Des compositeurs algériens écrivent des musiques pour les films Marvel Entertainment (société américaine de cinéma). Il faut donc qu’on discute des moyens et des espaces à mettre à la disposition de la création musicale. Il existe 58 wilayas en Algérie. Les artistes peuvent vivre de leur création, proposer des spectacles au moins trois fois par semaine dans chaque wilaya. Et dans le reste de la semaine, nous devons faire contribuer les écoles, les collèges, les lycées et les universités pour que les théâtres continuent à vivre, pour qu’ils soient plus autonomes (financièrement). L’État ne peut pas continuer à subventionner la culture ad vitam æternam.
-Dans votre album, Awa, il y a de la «fusion», jazz, diwan, andalous, chaâbi. Est-ce là, une manière de rendre hommage à la diversité musicale algérienne ? Comment les artistes algériens peuvent-ils contribuer à protéger le patrimoine musical algérien ?
La protection du patrimoine musical n’est pas du ressort que de l’artiste. Il est urgent qu’on répertorie, qu’on numérise et qu’on identifie les œuvres. Personnellement, je compose et je travaille par inspiration. Cela me fait vibrer. Je ne le fais pas dans un but commercial ou en réponse à une commande. Je n’aime pas parler de fusion. Je fais de la musique algérienne.
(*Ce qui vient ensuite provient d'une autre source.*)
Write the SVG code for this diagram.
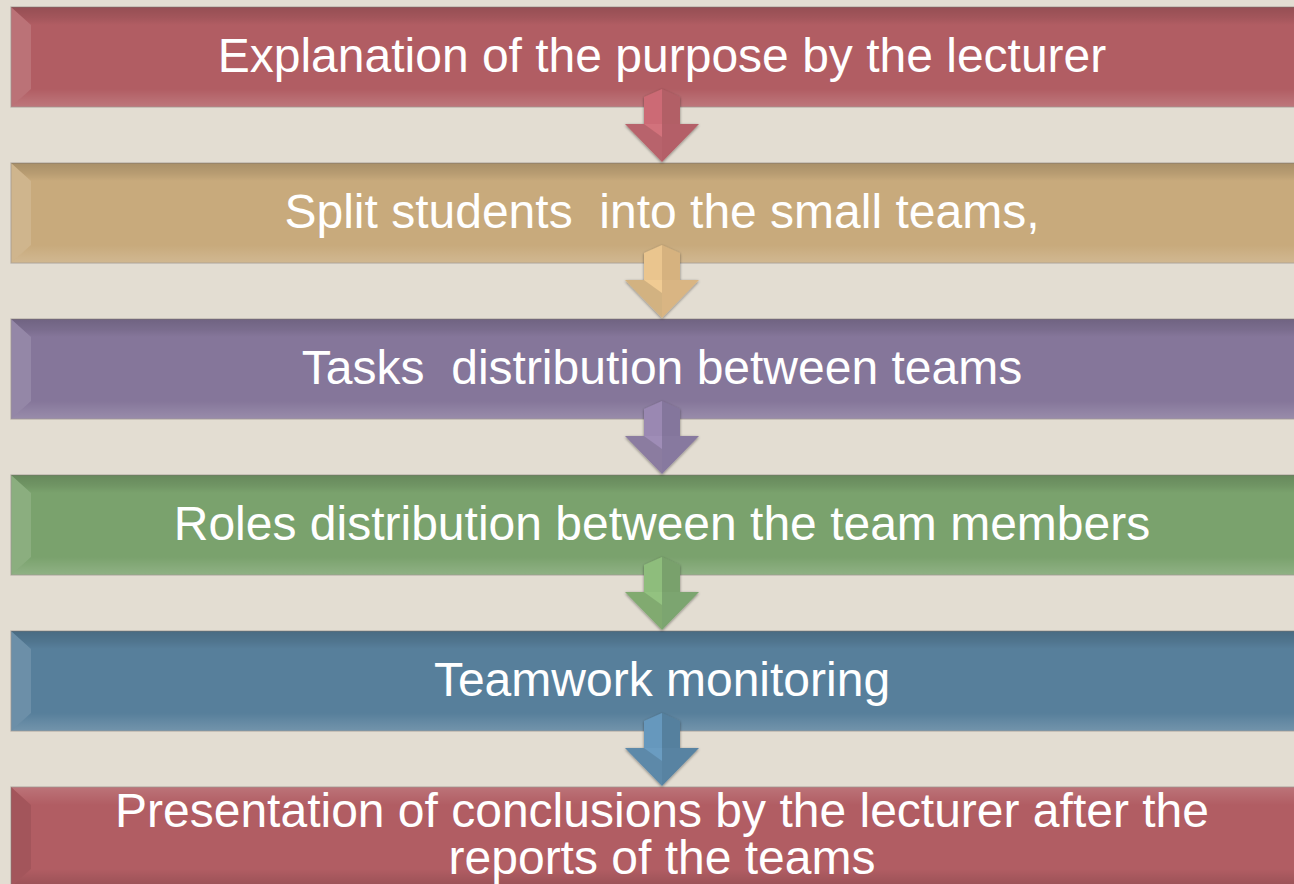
<svg xmlns="http://www.w3.org/2000/svg" width="1294" height="884" viewBox="0 0 1294 884">
<defs>
<linearGradient id="gTop" x1="0" y1="0" x2="0" y2="1">
<stop offset="0" stop-color="#000" stop-opacity="0.16"/>
<stop offset="0.6" stop-color="#000" stop-opacity="0.08"/>
<stop offset="1" stop-color="#000" stop-opacity="0"/>
</linearGradient>
<linearGradient id="gBot" x1="0" y1="0" x2="0" y2="1">
<stop offset="0" stop-color="#fff" stop-opacity="0"/>
<stop offset="0.6" stop-color="#fff" stop-opacity="0.1"/>
<stop offset="1" stop-color="#fff" stop-opacity="0.16"/>
</linearGradient>
<linearGradient id="gTopL" x1="0" y1="0" x2="0" y2="1">
<stop offset="0" stop-color="#fff" stop-opacity="0.14"/>
<stop offset="1" stop-color="#fff" stop-opacity="0"/>
</linearGradient>
<linearGradient id="gBotD" x1="0" y1="0" x2="0" y2="1">
<stop offset="0" stop-color="#000" stop-opacity="0"/>
<stop offset="1" stop-color="#000" stop-opacity="0.14"/>
</linearGradient>
<filter id="sh" x="-30%" y="-30%" width="160%" height="160%">
<feGaussianBlur in="SourceAlpha" stdDeviation="1.5"/>
<feOffset dx="0" dy="1" result="b"/>
<feComponentTransfer><feFuncA type="linear" slope="0.45"/></feComponentTransfer>
<feMerge><feMergeNode/><feMergeNode in="SourceGraphic"/></feMerge>
</filter>
<g id="bevel">
<polygon points="0,0 1300,0 1300,18 20,18" fill="url(#gTop)"/>
<polygon points="20,82 1300,82 1300,100 0,100" fill="url(#gBot)"/>
<polygon points="0,0 20,18 20,82 0,100" fill="#fff" fill-opacity="0.13"/>
</g>
<g id="bevelFlip">
<polygon points="0,0 1300,0 1300,18 20,18" fill="url(#gTopL)"/>
<polygon points="20,82 1300,82 1300,100 0,100" fill="url(#gBotD)"/>
<polygon points="0,0 20,18 20,82 0,100" fill="#000" fill-opacity="0.08"/>
</g>
</defs>
<style>
.bar{stroke:#8f8680;stroke-opacity:0.55;stroke-width:1.2}
.lbl{font-family:"Liberation Sans",Arial,sans-serif;font-size:48px;fill:#ffffff;text-anchor:middle;white-space:pre}
.dk{fill:#000;fill-opacity:0.12}
</style>
<rect x="0" y="0" width="1294" height="884" fill="#E3DDD2"/>

<g id="n1">
<rect class="bar" x="11" y="7" width="1300" height="100" fill="#B15D63"/>
<use href="#bevel" x="11" y="7"/>
<text class="lbl" x="662" y="72">Explanation of the purpose by the lecturer</text>
</g>
<g id="n2">
<rect class="bar" x="11" y="163" width="1300" height="100" fill="#C8AA7C"/>
<use href="#bevel" x="11" y="163"/>
<text class="lbl" x="662" y="228" xml:space="preserve">Split students  into the small teams,</text>
</g>
<g id="n3">
<rect class="bar" x="11" y="319" width="1300" height="100" fill="#85769A"/>
<use href="#bevel" x="11" y="319"/>
<text class="lbl" x="662" y="384" xml:space="preserve">Tasks  distribution between teams</text>
</g>
<g id="n4">
<rect class="bar" x="11" y="475" width="1300" height="100" fill="#7AA26D"/>
<use href="#bevel" x="11" y="475"/>
<text class="lbl" x="662" y="540">Roles distribution between the team members</text>
</g>
<g id="n5">
<rect class="bar" x="11" y="631" width="1300" height="100" fill="#577F9B"/>
<use href="#bevel" x="11" y="631"/>
<text class="lbl" x="662" y="696">Teamwork monitoring</text>
</g>
<g id="n6">
<rect class="bar" x="11" y="787" width="1300" height="100" fill="#B15D63"/>
<use href="#bevelFlip" x="11" y="787"/>
<text class="lbl" x="662" y="827">Presentation of conclusions by the lecturer after the</text>
<text class="lbl" x="662" y="874">reports of the teams</text>
</g>

<g id="connectors" filter="url(#sh)">
<g id="a1">
<polygon points="644,97 662,89 662,124 644,124" fill="#CC6B74"/>
<polygon points="662,89 680,97 680,124 662,124" fill="#B25E66"/>
<polygon points="625,124 662,124 662,162" fill="#D2727B"/>
<polygon points="662,124 699,124 662,162" fill="#B45F67"/>
<polygon points="625,124 644,124 662,137 662,162" class="dk"/>
</g>
<g id="a2">
<polygon points="644,253 662,245 662,280 644,280" fill="#EAC58E"/>
<polygon points="662,245 680,253 680,280 662,280" fill="#D6B27F"/>
<polygon points="625,280 662,280 662,318" fill="#F0CB93"/>
<polygon points="662,280 699,280 662,318" fill="#D9B583"/>
<polygon points="625,280 644,280 662,293 662,318" class="dk"/>
</g>
<g id="a3">
<polygon points="644,409 662,401 662,436 644,436" fill="#9A88B2"/>
<polygon points="662,401 680,409 680,436 662,436" fill="#84769C"/>
<polygon points="625,436 662,436 662,474" fill="#9F8DB7"/>
<polygon points="662,436 699,436 662,474" fill="#87799F"/>
<polygon points="625,436 644,436 662,449 662,474" class="dk"/>
</g>
<g id="a4">
<polygon points="644,565 662,557 662,592 644,592" fill="#8EBD7C"/>
<polygon points="662,557 680,565 680,592 662,592" fill="#79A16C"/>
<polygon points="625,592 662,592 662,630" fill="#93C280"/>
<polygon points="662,592 699,592 662,630" fill="#7CA56F"/>
<polygon points="625,592 644,592 662,605 662,630" class="dk"/>
</g>
<g id="a5">
<polygon points="644,721 662,713 662,748 644,748" fill="#6698BD"/>
<polygon points="662,713 680,721 680,748 662,748" fill="#55809E"/>
<polygon points="625,748 662,748 662,786" fill="#6A9CC1"/>
<polygon points="662,748 699,748 662,786" fill="#5883A2"/>
<polygon points="625,748 644,748 662,761 662,786" class="dk"/>
</g>
</g>
</svg>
L’Algérie est à la croisée des chemins, le seul pays dans le monde arabe et en Afrique qui a une culture très riche. C’est le seul pays arabe et africain où tous les gens et styles musicaux sont bien maîtrisés, le rock, la musique classique occidental, le jazz, le rap, etc. Pourquoi la musique algérienne s’exporte brillamment ? Parce que nous avons les codes. Et nous n’avons plus à en rougir.